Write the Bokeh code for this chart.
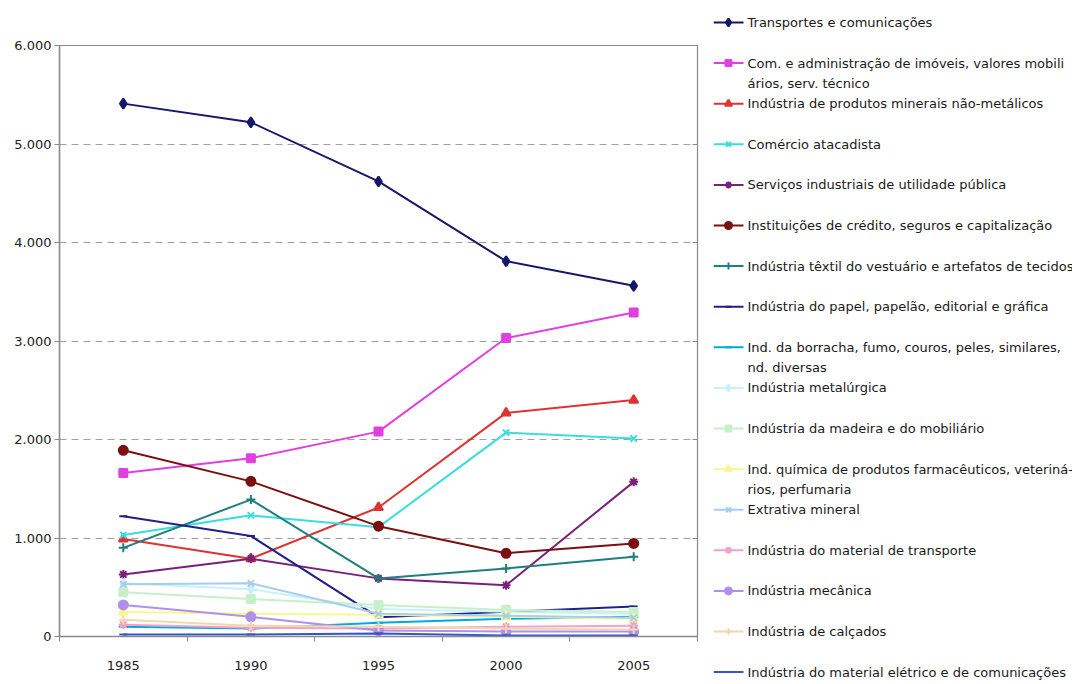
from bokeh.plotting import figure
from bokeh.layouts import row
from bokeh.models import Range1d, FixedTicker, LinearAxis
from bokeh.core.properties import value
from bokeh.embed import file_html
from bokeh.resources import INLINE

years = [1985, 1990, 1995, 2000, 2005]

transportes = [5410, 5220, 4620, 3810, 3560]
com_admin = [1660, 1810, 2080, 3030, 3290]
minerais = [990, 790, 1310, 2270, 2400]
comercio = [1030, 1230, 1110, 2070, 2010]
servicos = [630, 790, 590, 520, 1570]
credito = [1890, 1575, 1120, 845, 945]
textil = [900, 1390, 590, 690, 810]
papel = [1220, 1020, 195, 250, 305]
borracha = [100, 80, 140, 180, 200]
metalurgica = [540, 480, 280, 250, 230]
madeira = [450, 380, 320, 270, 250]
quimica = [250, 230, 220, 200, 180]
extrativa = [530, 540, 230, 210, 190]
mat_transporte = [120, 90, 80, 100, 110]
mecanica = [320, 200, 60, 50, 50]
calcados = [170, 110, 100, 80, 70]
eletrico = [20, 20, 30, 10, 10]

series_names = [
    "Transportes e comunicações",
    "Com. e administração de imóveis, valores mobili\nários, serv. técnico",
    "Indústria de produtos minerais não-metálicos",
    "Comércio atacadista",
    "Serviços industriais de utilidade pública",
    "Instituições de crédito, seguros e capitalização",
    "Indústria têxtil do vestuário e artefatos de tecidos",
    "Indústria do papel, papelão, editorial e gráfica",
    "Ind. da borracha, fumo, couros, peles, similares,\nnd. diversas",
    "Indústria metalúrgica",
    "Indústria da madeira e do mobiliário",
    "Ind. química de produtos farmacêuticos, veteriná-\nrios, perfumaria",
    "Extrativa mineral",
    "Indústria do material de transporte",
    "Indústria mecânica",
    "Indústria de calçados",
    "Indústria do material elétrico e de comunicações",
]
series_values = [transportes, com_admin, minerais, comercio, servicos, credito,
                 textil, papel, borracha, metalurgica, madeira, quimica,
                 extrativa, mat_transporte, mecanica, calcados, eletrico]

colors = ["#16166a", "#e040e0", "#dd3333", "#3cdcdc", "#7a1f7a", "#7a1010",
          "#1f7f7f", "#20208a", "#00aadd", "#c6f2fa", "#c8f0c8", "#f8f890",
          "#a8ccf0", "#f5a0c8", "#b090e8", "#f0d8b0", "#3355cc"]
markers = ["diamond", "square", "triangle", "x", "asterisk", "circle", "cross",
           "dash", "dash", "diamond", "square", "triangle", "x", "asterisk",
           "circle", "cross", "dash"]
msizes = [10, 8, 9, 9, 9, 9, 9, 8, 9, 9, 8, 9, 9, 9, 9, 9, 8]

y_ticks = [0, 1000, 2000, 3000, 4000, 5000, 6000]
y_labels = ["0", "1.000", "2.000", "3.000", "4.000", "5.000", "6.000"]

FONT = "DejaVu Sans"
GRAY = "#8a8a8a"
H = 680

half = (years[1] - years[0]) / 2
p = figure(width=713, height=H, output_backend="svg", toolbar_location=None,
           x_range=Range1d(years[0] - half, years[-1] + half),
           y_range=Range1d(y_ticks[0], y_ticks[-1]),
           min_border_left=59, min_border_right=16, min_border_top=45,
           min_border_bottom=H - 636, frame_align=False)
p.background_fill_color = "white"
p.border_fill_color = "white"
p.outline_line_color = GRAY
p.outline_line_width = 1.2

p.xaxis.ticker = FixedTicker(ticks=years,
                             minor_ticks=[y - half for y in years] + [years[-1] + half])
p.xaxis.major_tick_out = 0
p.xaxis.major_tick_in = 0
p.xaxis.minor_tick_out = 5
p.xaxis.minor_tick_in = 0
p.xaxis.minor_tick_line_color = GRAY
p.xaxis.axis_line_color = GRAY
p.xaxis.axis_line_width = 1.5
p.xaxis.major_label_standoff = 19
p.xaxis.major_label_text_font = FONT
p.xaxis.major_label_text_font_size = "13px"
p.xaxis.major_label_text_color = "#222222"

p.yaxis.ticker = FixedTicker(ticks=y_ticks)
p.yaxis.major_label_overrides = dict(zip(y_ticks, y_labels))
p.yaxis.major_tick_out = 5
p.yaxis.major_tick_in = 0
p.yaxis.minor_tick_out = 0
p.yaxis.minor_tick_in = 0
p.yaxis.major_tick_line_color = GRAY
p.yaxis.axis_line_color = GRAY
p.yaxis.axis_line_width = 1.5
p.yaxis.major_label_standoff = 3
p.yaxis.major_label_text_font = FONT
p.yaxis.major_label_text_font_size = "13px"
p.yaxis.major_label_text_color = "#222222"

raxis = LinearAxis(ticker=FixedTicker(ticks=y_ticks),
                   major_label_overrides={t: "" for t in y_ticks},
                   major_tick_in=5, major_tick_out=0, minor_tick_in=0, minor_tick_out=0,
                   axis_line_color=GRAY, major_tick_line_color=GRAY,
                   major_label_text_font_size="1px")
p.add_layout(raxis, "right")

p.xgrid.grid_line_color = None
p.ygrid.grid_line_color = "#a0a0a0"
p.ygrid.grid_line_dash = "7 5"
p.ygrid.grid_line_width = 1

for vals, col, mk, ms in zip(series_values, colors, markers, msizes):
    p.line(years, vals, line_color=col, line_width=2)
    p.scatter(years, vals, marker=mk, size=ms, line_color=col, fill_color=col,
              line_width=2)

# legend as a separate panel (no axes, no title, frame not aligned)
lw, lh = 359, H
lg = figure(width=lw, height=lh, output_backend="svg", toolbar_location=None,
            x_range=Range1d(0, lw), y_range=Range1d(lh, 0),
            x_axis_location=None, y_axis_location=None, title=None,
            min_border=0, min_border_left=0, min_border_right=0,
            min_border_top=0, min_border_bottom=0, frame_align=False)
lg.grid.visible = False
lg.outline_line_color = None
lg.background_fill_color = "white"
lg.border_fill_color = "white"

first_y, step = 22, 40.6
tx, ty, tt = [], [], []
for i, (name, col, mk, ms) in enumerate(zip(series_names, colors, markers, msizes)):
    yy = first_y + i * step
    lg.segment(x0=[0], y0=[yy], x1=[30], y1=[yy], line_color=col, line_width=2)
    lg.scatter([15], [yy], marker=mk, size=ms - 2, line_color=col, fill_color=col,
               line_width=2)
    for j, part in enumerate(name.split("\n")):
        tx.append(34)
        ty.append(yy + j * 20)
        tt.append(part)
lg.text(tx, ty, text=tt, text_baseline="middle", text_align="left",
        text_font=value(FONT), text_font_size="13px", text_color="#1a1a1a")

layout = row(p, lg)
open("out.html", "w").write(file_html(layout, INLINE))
######
§ Work to complete
Please write out all of the material above without changing a word, and omit any pictures.

§ Output of the exercise
Write the Bokeh code for this chart.
from bokeh.plotting import figure
from bokeh.layouts import row
from bokeh.models import Range1d, FixedTicker, LinearAxis
from bokeh.core.properties import value
from bokeh.embed import file_html
from bokeh.resources import INLINE

years = [1985, 1990, 1995, 2000, 2005]

transportes = [5410, 5220, 4620, 3810, 3560]
com_admin = [1660, 1810, 2080, 3030, 3290]
minerais = [990, 790, 1310, 2270, 2400]
comercio = [1030, 1230, 1110, 2070, 2010]
servicos = [630, 790, 590, 520, 1570]
credito = [1890, 1575, 1120, 845, 945]
textil = [900, 1390, 590, 690, 810]
papel = [1220, 1020, 195, 250, 305]
borracha = [100, 80, 140, 180, 200]
metalurgica = [540, 480, 280, 250, 230]
madeira = [450, 380, 320, 270, 250]
quimica = [250, 230, 220, 200, 180]
extrativa = [530, 540, 230, 210, 190]
mat_transporte = [120, 90, 80, 100, 110]
mecanica = [320, 200, 60, 50, 50]
calcados = [170, 110, 100, 80, 70]
eletrico = [20, 20, 30, 10, 10]

series_names = [
    "Transportes e comunicações",
    "Com. e administração de imóveis, valores mobili\nários, serv. técnico",
    "Indústria de produtos minerais não-metálicos",
    "Comércio atacadista",
    "Serviços industriais de utilidade pública",
    "Instituições de crédito, seguros e capitalização",
    "Indústria têxtil do vestuário e artefatos de tecidos",
    "Indústria do papel, papelão, editorial e gráfica",
    "Ind. da borracha, fumo, couros, peles, similares,\nnd. diversas",
    "Indústria metalúrgica",
    "Indústria da madeira e do mobiliário",
    "Ind. química de produtos farmacêuticos, veteriná-\nrios, perfumaria",
    "Extrativa mineral",
    "Indústria do material de transporte",
    "Indústria mecânica",
    "Indústria de calçados",
    "Indústria do material elétrico e de comunicações",
]
series_values = [transportes, com_admin, minerais, comercio, servicos, credito,
                 textil, papel, borracha, metalurgica, madeira, quimica,
                 extrativa, mat_transporte, mecanica, calcados, eletrico]

colors = ["#16166a", "#e040e0", "#dd3333", "#3cdcdc", "#7a1f7a", "#7a1010",
          "#1f7f7f", "#20208a", "#00aadd", "#c6f2fa", "#c8f0c8", "#f8f890",
          "#a8ccf0", "#f5a0c8", "#b090e8", "#f0d8b0", "#3355cc"]
markers = ["diamond", "square", "triangle", "x", "asterisk", "circle", "cross",
           "dash", "dash", "diamond", "square", "triangle", "x", "asterisk",
           "circle", "cross", "dash"]
msizes = [10, 8, 9, 9, 9, 9, 9, 8, 9, 9, 8, 9, 9, 9, 9, 9, 8]

y_ticks = [0, 1000, 2000, 3000, 4000, 5000, 6000]
y_labels = ["0", "1.000", "2.000", "3.000", "4.000", "5.000", "6.000"]

FONT = "DejaVu Sans"
GRAY = "#8a8a8a"
H = 680

half = (years[1] - years[0]) / 2
p = figure(width=713, height=H, output_backend="svg", toolbar_location=None,
           x_range=Range1d(years[0] - half, years[-1] + half),
           y_range=Range1d(y_ticks[0], y_ticks[-1]),
           min_border_left=59, min_border_right=16, min_border_top=45,
           min_border_bottom=H - 636, frame_align=False)
p.background_fill_color = "white"
p.border_fill_color = "white"
p.outline_line_color = GRAY
p.outline_line_width = 1.2

p.xaxis.ticker = FixedTicker(ticks=years,
                             minor_ticks=[y - half for y in years] + [years[-1] + half])
p.xaxis.major_tick_out = 0
p.xaxis.major_tick_in = 0
p.xaxis.minor_tick_out = 5
p.xaxis.minor_tick_in = 0
p.xaxis.minor_tick_line_color = GRAY
p.xaxis.axis_line_color = GRAY
p.xaxis.axis_line_width = 1.5
p.xaxis.major_label_standoff = 19
p.xaxis.major_label_text_font = FONT
p.xaxis.major_label_text_font_size = "13px"
p.xaxis.major_label_text_color = "#222222"

p.yaxis.ticker = FixedTicker(ticks=y_ticks)
p.yaxis.major_label_overrides = dict(zip(y_ticks, y_labels))
p.yaxis.major_tick_out = 5
p.yaxis.major_tick_in = 0
p.yaxis.minor_tick_out = 0
p.yaxis.minor_tick_in = 0
p.yaxis.major_tick_line_color = GRAY
p.yaxis.axis_line_color = GRAY
p.yaxis.axis_line_width = 1.5
p.yaxis.major_label_standoff = 3
p.yaxis.major_label_text_font = FONT
p.yaxis.major_label_text_font_size = "13px"
p.yaxis.major_label_text_color = "#222222"

raxis = LinearAxis(ticker=FixedTicker(ticks=y_ticks),
                   major_label_overrides={t: "" for t in y_ticks},
                   major_tick_in=5, major_tick_out=0, minor_tick_in=0, minor_tick_out=0,
                   axis_line_color=GRAY, major_tick_line_color=GRAY,
                   major_label_text_font_size="1px")
p.add_layout(raxis, "right")

p.xgrid.grid_line_color = None
p.ygrid.grid_line_color = "#a0a0a0"
p.ygrid.grid_line_dash = "7 5"
p.ygrid.grid_line_width = 1

for vals, col, mk, ms in zip(series_values, colors, markers, msizes):
    p.line(years, vals, line_color=col, line_width=2)
    p.scatter(years, vals, marker=mk, size=ms, line_color=col, fill_color=col,
              line_width=2)

# legend as a separate panel (no axes, no title, frame not aligned)
lw, lh = 359, H
lg = figure(width=lw, height=lh, output_backend="svg", toolbar_location=None,
            x_range=Range1d(0, lw), y_range=Range1d(lh, 0),
            x_axis_location=None, y_axis_location=None, title=None,
            min_border=0, min_border_left=0, min_border_right=0,
            min_border_top=0, min_border_bottom=0, frame_align=False)
lg.grid.visible = False
lg.outline_line_color = None
lg.background_fill_color = "white"
lg.border_fill_color = "white"

first_y, step = 22, 40.6
tx, ty, tt = [], [], []
for i, (name, col, mk, ms) in enumerate(zip(series_names, colors, markers, msizes)):
    yy = first_y + i * step
    lg.segment(x0=[0], y0=[yy], x1=[30], y1=[yy], line_color=col, line_width=2)
    lg.scatter([15], [yy], marker=mk, size=ms - 2, line_color=col, fill_color=col,
               line_width=2)
    for j, part in enumerate(name.split("\n")):
        tx.append(34)
        ty.append(yy + j * 20)
        tt.append(part)
lg.text(tx, ty, text=tt, text_baseline="middle", text_align="left",
        text_font=value(FONT), text_font_size="13px", text_color="#1a1a1a")

layout = row(p, lg)
open("out.html", "w").write(file_html(layout, INLINE))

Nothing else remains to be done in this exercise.